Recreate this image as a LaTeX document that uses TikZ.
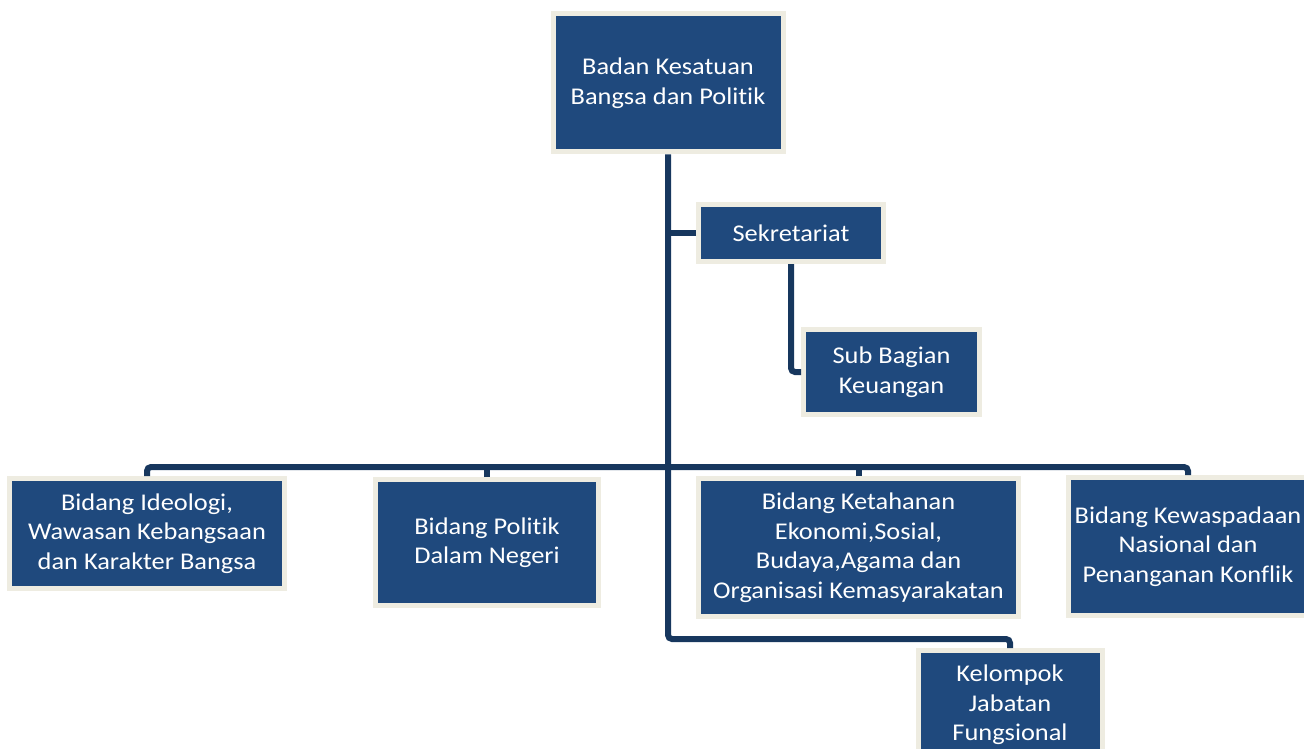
\documentclass[tikz,border=0pt]{standalone}
\usepackage{fontspec}
\setmainfont{Carlito}[FakeStretch=1.1, Ligatures=NoCommon]
\usepackage{tikz}

\definecolor{boxblue}{HTML}{1F497D}
\definecolor{boxrim}{HTML}{EEECE1}
\definecolor{linkblue}{HTML}{17375E}

\tikzset{
	unit/.style={draw=boxrim, line width=5pt, fill=boxblue, text=white,
		align=center, inner sep=0pt, font=\fontsize{24}{29.5}\selectfont},
	conn/.style={draw=linkblue, line width=6pt, rounded corners=4pt}
}

\begin{document}
\begin{tikzpicture}[x=1pt,y=-1pt]
\useasboundingbox (0,0) rectangle (1304,749);

% kotak-kotak
\node[unit, minimum width=230pt, minimum height=138pt] (kepala) at (668,83) {Badan Kesatuan\\Bangsa dan Politik};
\node[unit, minimum width=185pt, minimum height=57pt] (sekre) at (791,233) {Sekretariat};
\node[unit, minimum width=176pt, minimum height=85pt] (keu) at (891.5,372) {Sub Bagian\\Keuangan};
\node[unit, minimum width=275pt, minimum height=110pt] (ideo) at (147,533.5) {Bidang Ideologi,\\Wawasan Kebangsaan\\dan Karakter Bangsa};
\node[unit, minimum width=223pt, minimum height=126pt] (polit) at (487,542.5) {Bidang Politik\\Dalam Negeri};
\node[unit, minimum width=320pt, minimum height=138pt] (tahan) at (858.5,547.5) {Bidang Ketahanan\\Ekonomi,Sosial,\\Budaya,Agama dan\\Organisasi Kemasyarakatan};
\node[unit, minimum width=239pt, minimum height=138pt] (waspada) at (1188,546.5) {Bidang Kewaspadaan\\Nasional dan\\Penanganan Konflik};
\node[unit, minimum width=184pt, minimum height=109pt] (fungsi) at (1010,705) {Kelompok\\Jabatan\\Fungsional};

% garis
\coordinate (bus) at (668,467);
\coordinate (ujung) at (668,639);
\draw[conn] (kepala.south) -- (ujung) -| (fungsi.north);
\draw[conn] (sekre.west) -- (sekre.west -| kepala.south);
\draw[conn] (sekre.south) |- (keu.west);
\draw[conn] (ideo.north) |- (bus) -| (waspada.north);
\foreach \b in {polit,tahan}
	\draw[conn] (\b.north) -- (\b.north |- bus);
\end{tikzpicture}
\end{document}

**Given problem**: Print the data above verbatim from the first line through the line holding "(0,0) rectangle (1304,749);", leaving every picture out.

**Full response**:
Recreate this image as a LaTeX document that uses TikZ.
\documentclass[tikz,border=0pt]{standalone}
\usepackage{fontspec}
\setmainfont{Carlito}[FakeStretch=1.1, Ligatures=NoCommon]
\usepackage{tikz}

\definecolor{boxblue}{HTML}{1F497D}
\definecolor{boxrim}{HTML}{EEECE1}
\definecolor{linkblue}{HTML}{17375E}

\tikzset{
	unit/.style={draw=boxrim, line width=5pt, fill=boxblue, text=white,
		align=center, inner sep=0pt, font=\fontsize{24}{29.5}\selectfont},
	conn/.style={draw=linkblue, line width=6pt, rounded corners=4pt}
}

\begin{document}
\begin{tikzpicture}[x=1pt,y=-1pt]
\useasboundingbox (0,0) rectangle (1304,749);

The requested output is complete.